#14: EVERYTHING IS DESIGN
Poon Design business cards, by Danny Yee with Poon Design (photo by Anthony Poon)
Design is everywhere. Whether decorating a home, building a new city hall, master planning a park, or embarking on a high speed rail—design is at the epicenter.
Design is indeed everything, from cake decoration, the season’s latest fashions, make up and blow outs, websites and branding, planning a wedding, a hybrid engine, to the ergonomics of a toothbrush handle.
Design is the nexus of all this and more.
Staggering: estimated 75 million viewers per month of HGTV, 1 million subscribers of Architectural Digest, 1 million subscribers to Sunset, 300,000 readers of Dwell, $100 billion comprising the US construction industry, 100,000 members of The American Institute of Architects, and so on. And the numbers grow daily.
Print and online: Metropolis, Communication Arts, Interior Design, House & Garden, Wallpaper, Elle Décor, Architecture, Architectural Record, A+U, Detail, Dezeen, The Architect’s Newspaper, arcspace, designboom, Architizer—just to name a few.
So many TV shows, books, websites, blogs, conventions, and media.
The design of a museum or a shoe store—the announcement often headlines the news. Architects as iconic figures in movies, DIY everywhere, prefab homes, style as content, going green—it is all part of a dramatic movement of design being universal. Everywhere.
In the past decades, stores have sprouted that made “design” approachable. Retail placed design on a mainstream platform and within the reach of consumers, with stores literally called Design Within Reach. The traditional Crate and Barrel offered a new hip and youthful company called CB2. Pottery Barn inserted their own design studios within their stores, led by in-house “designers.”
Each of these retailers sold design as a lifestyle, not just a commodity.

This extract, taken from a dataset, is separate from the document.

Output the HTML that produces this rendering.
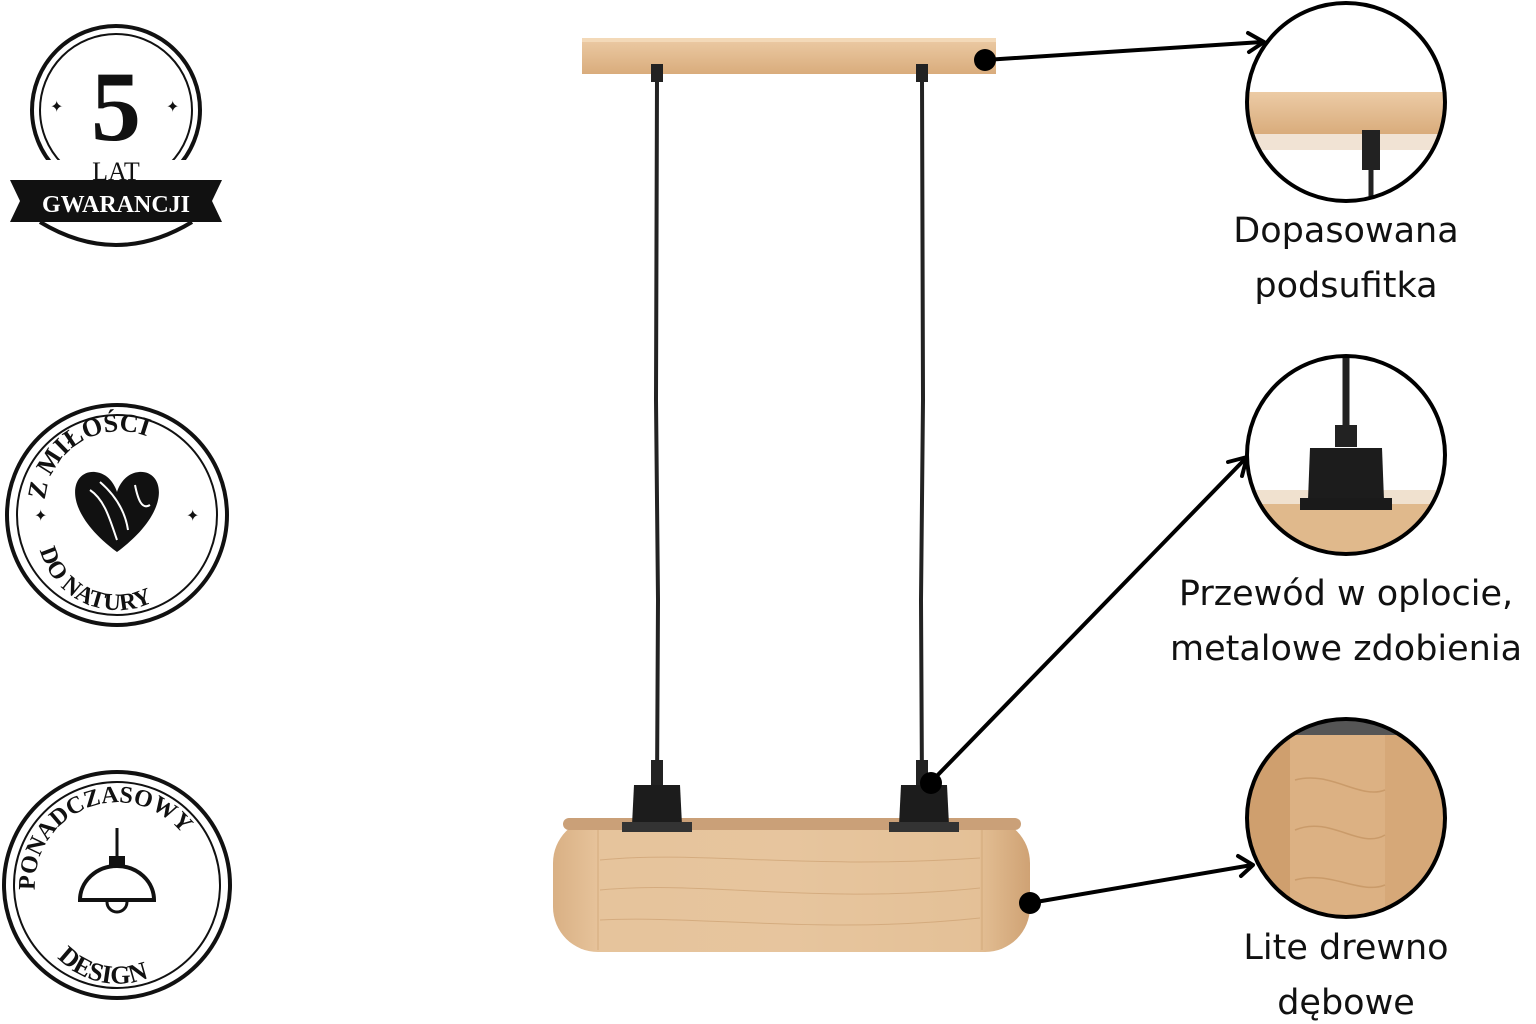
<!DOCTYPE html>
<html><head><meta charset="utf-8"><style>
html,body{margin:0;padding:0;background:#fff;}
svg{display:block;}
</style></head><body>
<svg width="1536" height="1024" viewBox="0 0 1536 1024" xmlns="http://www.w3.org/2000/svg" font-family="Liberation Sans, sans-serif">
<defs>
<linearGradient id="wood" x1="0" y1="0" x2="1" y2="0">
<stop offset="0" stop-color="#d9b084"/><stop offset="0.1" stop-color="#e7c49c"/><stop offset="0.5" stop-color="#e8c7a0"/><stop offset="0.9" stop-color="#e2bd92"/><stop offset="1" stop-color="#cfa274"/>
</linearGradient>
<linearGradient id="bar" x1="0" y1="0" x2="0" y2="1">
<stop offset="0" stop-color="#eccba5"/><stop offset="1" stop-color="#d9ac7c"/>
</linearGradient>
<clipPath id="c1"><circle cx="1346" cy="102" r="99"/></clipPath>
<clipPath id="c2"><circle cx="1346" cy="455" r="99"/></clipPath>
<clipPath id="c3"><circle cx="1346" cy="818" r="99"/></clipPath>
</defs>

<!-- Badge 1 -->
<circle cx="116" cy="110" r="84" fill="none" stroke="#111" stroke-width="4"/>
<circle cx="116" cy="110" r="76" fill="none" stroke="#111" stroke-width="2"/>
<path d="M40 222 Q116 268 192 222" fill="none" stroke="#111" stroke-width="4"/>
<rect x="40" y="160" width="152" height="30" fill="#fff"/>
<text x="116" y="140" font-family="Liberation Serif, serif" font-weight="bold" font-size="100" text-anchor="middle" fill="#111">5</text>
<text x="116" y="180" font-family="Liberation Serif, serif" font-size="26" text-anchor="middle" fill="#111">LAT</text>
<polygon points="10,180 222,180 212,201 222,222 10,222 20,201" fill="#111"/>
<text x="116" y="212" font-family="Liberation Serif, serif" font-weight="bold" font-size="24" text-anchor="middle" fill="#fff">GWARANCJI</text>
<text x="50" y="112" font-size="16" fill="#111">✦</text><text x="166" y="112" font-size="16" fill="#111">✦</text>

<!-- Badge 2 -->
<circle cx="117" cy="515" r="110" fill="none" stroke="#111" stroke-width="4"/>
<circle cx="117" cy="515" r="100" fill="none" stroke="#111" stroke-width="2"/>
<path d="M117 552 C60 510 70 470 95 472 C108 473 115 485 117 492 C119 485 126 473 139 472 C164 470 174 510 117 552Z" fill="#111"/>
<path d="M90 490 C105 500 110 520 117 540 M100 482 C115 495 125 510 128 530 M135 485 C138 500 142 510 150 505" stroke="#fff" stroke-width="2" fill="none"/>
<path id="arc2" d="M45 500 A75 75 0 0 1 190 480" fill="none"/>
<text font-family="Liberation Serif, serif" font-weight="bold" font-size="26" fill="#111"><textPath href="#arc2">Z MIŁOŚCI</textPath></text>
<path id="arc2b" d="M40 550 A80 80 0 0 0 195 550" fill="none"/>
<text font-family="Liberation Serif, serif" font-weight="bold" font-size="24" fill="#111"><textPath href="#arc2b">DO NATURY</textPath></text>
<text x="34" y="521" font-size="16" fill="#111">✦</text><text x="186" y="521" font-size="16" fill="#111">✦</text>

<!-- Badge 3 -->
<circle cx="117" cy="885" r="113" fill="none" stroke="#111" stroke-width="4"/>
<circle cx="117" cy="885" r="103" fill="none" stroke="#111" stroke-width="2"/>
<path id="arc3" d="M35 890 A82 82 0 0 1 200 880" fill="none"/>
<text font-family="Liberation Serif, serif" font-weight="bold" font-size="24" fill="#111"><textPath href="#arc3">PONADCZASOWY</textPath></text>
<path id="arc3b" d="M45 940 A82 82 0 0 0 190 940" fill="none"/>
<text font-family="Liberation Serif, serif" font-weight="bold" font-size="26" fill="#111"><textPath href="#arc3b" startOffset="12%">DESIGN</textPath></text>
<line x1="117" y1="828" x2="117" y2="858" stroke="#111" stroke-width="3"/>
<rect x="109" y="856" width="16" height="10" fill="#111"/>
<path d="M80 900 A37 34 0 0 1 154 900 Z" fill="none" stroke="#111" stroke-width="4"/>
<path d="M107 902 A10 10 0 0 0 127 902" fill="none" stroke="#111" stroke-width="3"/>

<!-- canopy -->
<rect x="582" y="38" width="414" height="36" fill="url(#bar)"/>
<rect x="582" y="38" width="414" height="4" fill="#f3d9b8"/>
<rect x="651" y="64" width="12" height="18" fill="#222"/>
<rect x="916" y="64" width="12" height="18" fill="#222"/>
<!-- cables -->
<path d="M657 80 L656 400 L658 600 L657 790" stroke="#222" stroke-width="4" fill="none"/>
<path d="M922 80 L923 400 L921 600 L922 790" stroke="#222" stroke-width="4" fill="none"/>
<rect x="651" y="760" width="12" height="25" fill="#222"/>
<rect x="916" y="760" width="12" height="25" fill="#222"/>
<!-- box -->
<rect x="553" y="818" width="477" height="134" rx="45" ry="45" fill="url(#wood)"/>
<rect x="600" y="822" width="380" height="130" fill="#e5c39b" opacity="0.5"/>
<rect x="563" y="818" width="458" height="12" rx="6" fill="#caa078"/>
<g stroke="#c99c6c" stroke-width="1" opacity="0.6" fill="none">
<path d="M600 860 C700 850 800 870 980 858"/><path d="M600 890 C700 880 820 905 980 888"/><path d="M600 920 C700 915 820 935 980 918"/>
<line x1="598" y1="830" x2="598" y2="950"/><line x1="982" y1="830" x2="982" y2="950"/>
</g>
<!-- sockets -->
<path d="M634 785 L680 785 L682 825 L632 825 Z" fill="#1c1c1c"/>
<rect x="622" y="822" width="70" height="10" fill="#333"/>
<path d="M901 785 L947 785 L949 825 L899 825 Z" fill="#1c1c1c"/>
<rect x="889" y="822" width="70" height="10" fill="#333"/>

<!-- arrows -->
<g stroke="#000" stroke-width="4" fill="none" stroke-linecap="round" stroke-linejoin="round">
<line x1="985" y1="60" x2="1262" y2="42"/><polyline points="1248,33 1264,42 1249,52"/>
<line x1="930" y1="783" x2="1246" y2="458"/><polyline points="1228,462 1247,457 1242,476"/>
<line x1="1030" y1="903" x2="1252" y2="865"/><polyline points="1238,856 1253,865 1241,876"/>
</g>
<circle cx="985" cy="60" r="11" fill="#000"/>
<circle cx="931" cy="783" r="11" fill="#000"/>
<circle cx="1030" cy="903" r="11" fill="#000"/>

<!-- detail circles -->
<g clip-path="url(#c1)">
<rect x="1240" y="0" width="220" height="210" fill="#fff"/>
<rect x="1240" y="92" width="220" height="42" fill="url(#bar)"/>
<rect x="1240" y="134" width="220" height="16" fill="#f1e3d4"/>
<rect x="1362" y="130" width="18" height="40" fill="#222"/>
<line x1="1371" y1="170" x2="1371" y2="210" stroke="#222" stroke-width="5"/>
</g>
<circle cx="1346" cy="102" r="99" fill="none" stroke="#000" stroke-width="4"/>

<g clip-path="url(#c2)">
<rect x="1240" y="350" width="220" height="210" fill="#fff"/>
<line x1="1346" y1="350" x2="1346" y2="430" stroke="#222" stroke-width="7"/>
<rect x="1335" y="425" width="22" height="22" fill="#222"/>
<path d="M1240 495 L1460 495 L1460 560 L1240 560 Z" fill="#e0b98c"/>
<rect x="1240" y="490" width="220" height="14" fill="#f0e1cf"/>
<path d="M1310 448 L1382 448 L1384 500 L1308 500 Z" fill="#1c1c1c"/>
<rect x="1300" y="498" width="92" height="12" fill="#1a1a1a"/>
</g>
<circle cx="1346" cy="455" r="99" fill="none" stroke="#000" stroke-width="4"/>

<g clip-path="url(#c3)">
<rect x="1240" y="715" width="220" height="210" fill="#dcb183"/>
<rect x="1240" y="715" width="50" height="210" fill="#cf9f6e"/>
<rect x="1385" y="715" width="75" height="210" fill="#d6a878"/>
<rect x="1240" y="715" width="220" height="20" fill="#555"/>
<g stroke="#c29260" stroke-width="1.5" fill="none" opacity="0.7">
<path d="M1295 780 C1330 770 1360 800 1385 790"/><path d="M1295 830 C1330 815 1360 850 1385 835"/><path d="M1295 880 C1330 870 1360 895 1385 885"/>
</g>
</g>
<circle cx="1346" cy="818" r="99" fill="none" stroke="#000" stroke-width="4"/>

<!-- labels -->
<g font-family="DejaVu Sans, sans-serif" font-size="35" fill="#111" text-anchor="middle">
<text x="1346" y="242">Dopasowana</text>
<text x="1346" y="297">podsufitka</text>
<text x="1346" y="605">Przewód w oplocie,</text>
<text x="1346" y="660">metalowe zdobienia</text>
<text x="1346" y="959">Lite drewno</text>
<text x="1346" y="1014">dębowe</text>
</g>
</svg>
</body></html>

Even in the tabloids. Though it was a while ago, I can’t forget how Brad Pitt praised his own love for architecture. He also criticized how Jennifer Aniston, his then-wife, had no understanding of modern design. Jennifer countered with how Brad’s sense of design was cold, and that she preferred warm and cozy. (Was this about design or demeanor?)
With puzzling audacity, Brad then criticized architectural education, and somehow landed his dream job as an “architect” at the office of Starchitect Frank Gehry. Brad Pitt bellowed, “I’m really into architecture, structure and design. Give me anything and I’ll design it.”
I don’t know how and when design moved out of the privileged Renaissance world that commissioned Michelangelo and Palladio as architects. With great fury, design moved into everyday hands—from weekend warriors at Home Depot, to domestic goddesses wielding Martha Stewart paint swatches.
I welcome this movement that has delivered design to the general audience. With design topics at the forefront of conversations and with resources accessible to everyone, the world is a more thoughtful, delightful place.